New CAFE targets won't slow pace on engine r&d

DETROIT — The Trump administration may be intent on lowering U.S. fuel economy standards for 2022-2025 model year vehicles, but automakers said here last week that it won't slow the pace of their research and development to make internal combustion engines more efficient.

Powertrain executives from General Motors, Ford Motor Co., Honda Motor Co. and Fiat Chrysler told an audience at SAE International WCX World Congress Experience here last week that they will continue investing in improved fuel efficiency of their internal combustion engines, even as they develop electrified powertrains.

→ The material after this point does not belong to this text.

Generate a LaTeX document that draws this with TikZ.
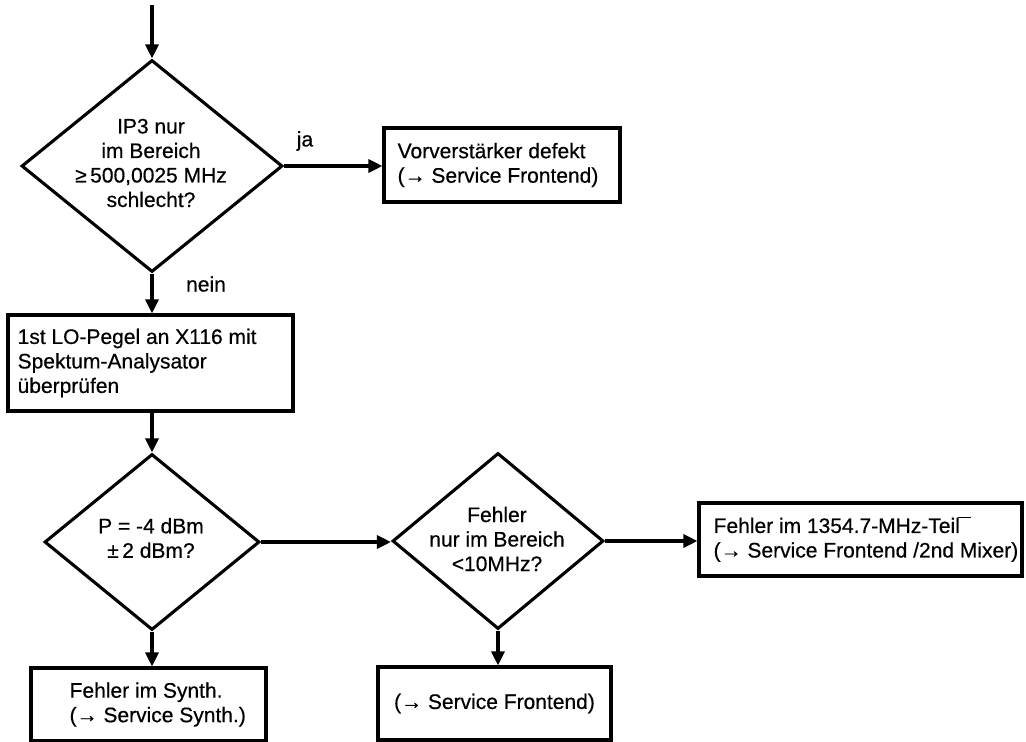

"At Ford, we have set clear objectives and we are not going to change our plan," said Dave Filipe, Ford's vice president of powertrain engineering. "We want to be technology leaders."

GM echoed the statement.

"We're certainly not breathing easier," said Dan Nicholson, General Motors' vice president for global propulsion systems. "We're on a march to zero emissions, and it is a marathon, not a sprint. We are working on a lot of short- and midterm actions. What's important to us through this process is that we end up with one national standard."

Tomonori Niizato, senior chief engineer with Honda R&D Co., said that a change in U.S. targets was not Honda's only r&d consideration.

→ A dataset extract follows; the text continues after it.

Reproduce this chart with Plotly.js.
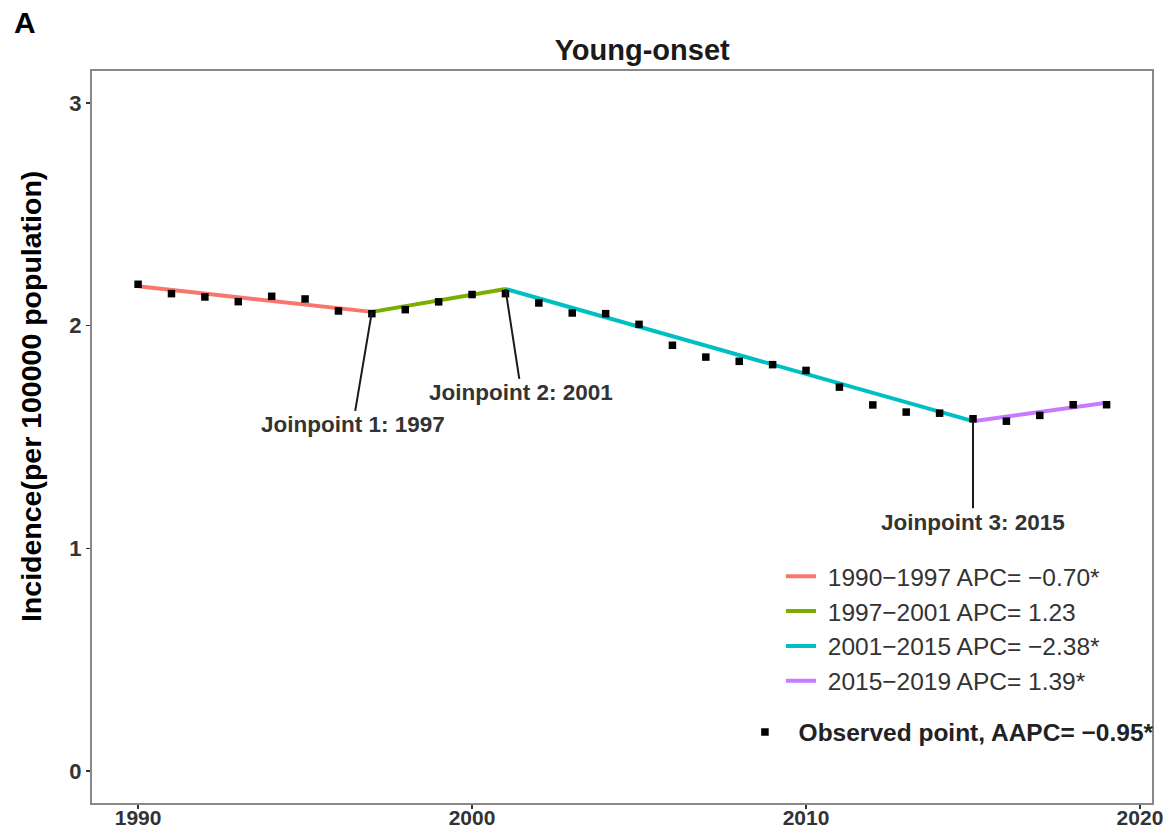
<!DOCTYPE html>
<html>
<head>
<meta charset="utf-8">
<script src="https://cdn.plot.ly/plotly-3.0.1.min.js"></script>
<style>html,body{margin:0;padding:0;background:#fff;}#chart{width:1174px;height:833px;}</style>
</head>
<body>
<div id="chart"></div>
<script>
// Observed incidence (per 100000 population), young-onset
const years = [1990,1991,1992,1993,1994,1995,1996,1997,1998,1999,2000,2001,2002,2003,2004,2005,2006,2007,2008,2009,2010,2011,2012,2013,2014,2015,2016,2017,2018,2019];
const observed = [2.186,2.144,2.129,2.108,2.132,2.120,2.066,2.054,2.072,2.107,2.140,2.144,2.102,2.057,2.054,2.006,1.912,1.859,1.840,1.825,1.799,1.724,1.644,1.612,1.607,1.582,1.571,1.597,1.645,1.645];

// Joinpoint segments (fitted endpoints)
const segNames = ["1990\u22121997 APC= \u22120.70*","1997\u22122001 APC= 1.23","2001\u22122015 APC= \u22122.38*","2015\u22122019 APC= 1.39*"];
const segYears = [[1990,1997],[1997,2001],[2001,2015],[2015,2019]];
const segFit = [[2.177,2.062],[2.062,2.165],[2.165,1.571],[1.571,1.654]];
const segColors = ["#F8766D","#7CAE00","#00BFC4","#C77CFF"];

const joinYears = [1997,2001,2015];
const joinFit = [2.062,2.165,1.571];
const joinLabels = ["Joinpoint 1: 1997","Joinpoint 2: 2001","Joinpoint 3: 2015"];
const obsName = "Observed point, AAPC= \u22120.95*";
const yTitle = "Incidence(per 100000 population)";
const chartTitle = "Young-onset";
const xTicks = [1990, 2000, 2010, 2020];
const yTicks = [0, 1, 2, 3];

const FONT = "Liberation Sans, Arial, sans-serif";

const traces = [];
for (let i = 0; i < segNames.length; i++) {
  traces.push({
    x: segYears[i], y: segFit[i], type: "scatter", mode: "lines",
    name: "\u00a0" + segNames[i],
    line: {color: segColors[i], width: 4},
    legend: "legend", hoverinfo: "skip"
  });
}
traces.push({
  x: years, y: observed, type: "scatter", mode: "markers",
  name: "\u00a0\u00a0<b>" + obsName + "</b>",
  marker: {symbol: "square", size: 7.5, color: "#000"},
  legend: "legend2"
});

const annOffsets = [[-19,113],[16,104],[0,101]];
const annotations = joinYears.map((yr, i) => ({
  x: yr, y: joinFit[i], xref: "x", yref: "y",
  text: "<b>" + joinLabels[i] + "</b>",
  showarrow: true, arrowhead: 0, arrowwidth: 2, arrowcolor: "#1a1a1a",
  ax: annOffsets[i][0], ay: annOffsets[i][1],
  font: {family: FONT, size: 22.5, color: "#333"}
}));
// panel tag
annotations.push({
  xref: "paper", yref: "paper", x: -0.0635, y: 1.0, xanchor: "center", yanchor: "middle",
  yshift: 49, text: "<b>A</b>", showarrow: false,
  font: {family: FONT, size: 30, color: "#000"}
});
// y-axis title
annotations.push({
  xref: "paper", yref: "paper", x: -0.0575, y: 0.5, xanchor: "center", yanchor: "middle",
  yshift: 40, textangle: -90, text: "<b>" + yTitle + "</b>", showarrow: false,
  font: {family: FONT, size: 28.5, color: "#000"}
});

const layout = {
  width: 1174, height: 833,
  margin: {l: 92, r: 22, t: 71, b: 30},
  paper_bgcolor: "#fff", plot_bgcolor: "#fff",
  title: {text: "<b>" + chartTitle + "</b>", x: 0.547, xanchor: "center", y: 0.94, yanchor: "middle",
          font: {family: FONT, size: 29, color: "#1a1a1a"}},
  xaxis: {
    range: [1988.62, 2020.36], tickvals: xTicks,
    showgrid: false, zeroline: false,
    showline: true, mirror: true, linecolor: "#888", linewidth: 2,
    ticks: "outside", ticklen: 4, tickwidth: 1.5, tickcolor: "#333",
    ticklabelstandoff: -9,
    tickfont: {family: FONT, size: 21, color: "#333", weight: "bold"},
    automargin: false
  },
  yaxis: {
    range: [-0.144, 3.144], tickvals: yTicks,
    showgrid: false, zeroline: false,
    showline: true, mirror: true, linecolor: "#888", linewidth: 2,
    ticks: "outside", ticklen: 4, tickwidth: 1.5, tickcolor: "#333",
    tickfont: {family: FONT, size: 22, color: "#333", weight: "bold"},
    automargin: false
  },
  legend: {
    x: 0.650, xanchor: "left", y: 0.3405, yanchor: "top",
    bgcolor: "rgba(0,0,0,0)", borderwidth: 0,
    font: {family: FONT, size: 24.5, color: "#333"},
    itemclick: false, itemdoubleclick: false
  },
  legend2: {
    x: 0.616, xanchor: "left", y: 0.097, yanchor: "middle",
    bgcolor: "rgba(0,0,0,0)", borderwidth: 0,
    font: {family: FONT, size: 24.5, color: "#222"},
    itemclick: false, itemdoubleclick: false
  },
  annotations: annotations,
  showlegend: true
};

Plotly.newPlot("chart", traces, layout, {staticPlot: true, displayModeBar: false});
</script>
</body>
</html>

"Our plan is based on global requirements," Niizato said. "Even if greenhouse gas limits become easier, we won't change the preparation of technology or our deployment plan."

In the waning days of the Obama administration, the EPA finalized the 2022-2025 corporate average fuel economy standards calling for a projected 51.4 mpg by 2025, C02 emissions levels of 173 grams per mile, and hefty fines for violators. The move came months before the deadline, prompting automakers to complain that the EPA did not properly evaluate all the data regarding costs and consumer acceptance of new technologies.

This month, the Trump administration started the process to relax the 2022-2025 rules, angering California officials whose emission standards are aligned with those of the EPA, as well as numerous environmental groups.

But while panelists said their companies are committed to lowering C02 emissions and boosting fuel economy, they also said they would welcome additional credits that were not considered when the original regulations were drafted in 2012.

Nicholson said car sharing and self-driving cars should qualify for emissions credits. "A shared autonomous vehicle that drives 24 hours a day and displaces a lot of vehicles should certainly count for more than a single-use passenger car," Nicholson said.

"I think it is a positive that customer behavior and economic realities of the time are getting consideration now," said Jeff Lux, who manages engineering for Fiat Chrysler's transmissions and drivelines. The price of fuel is lower, and consumers have turned away from cars, favoring less-efficient pickups and SUVs.

"We're all still going to work on the technology," Felipe said. "The good news, I think, it just puts less pressure on us to force-feed the customer the technology. We'll have the portfolio.

The customer, he said, "will be able to establish the demand, instead of the OEMs forcing them to take something they don't like. That's maybe the little bit of freedom we will enjoy."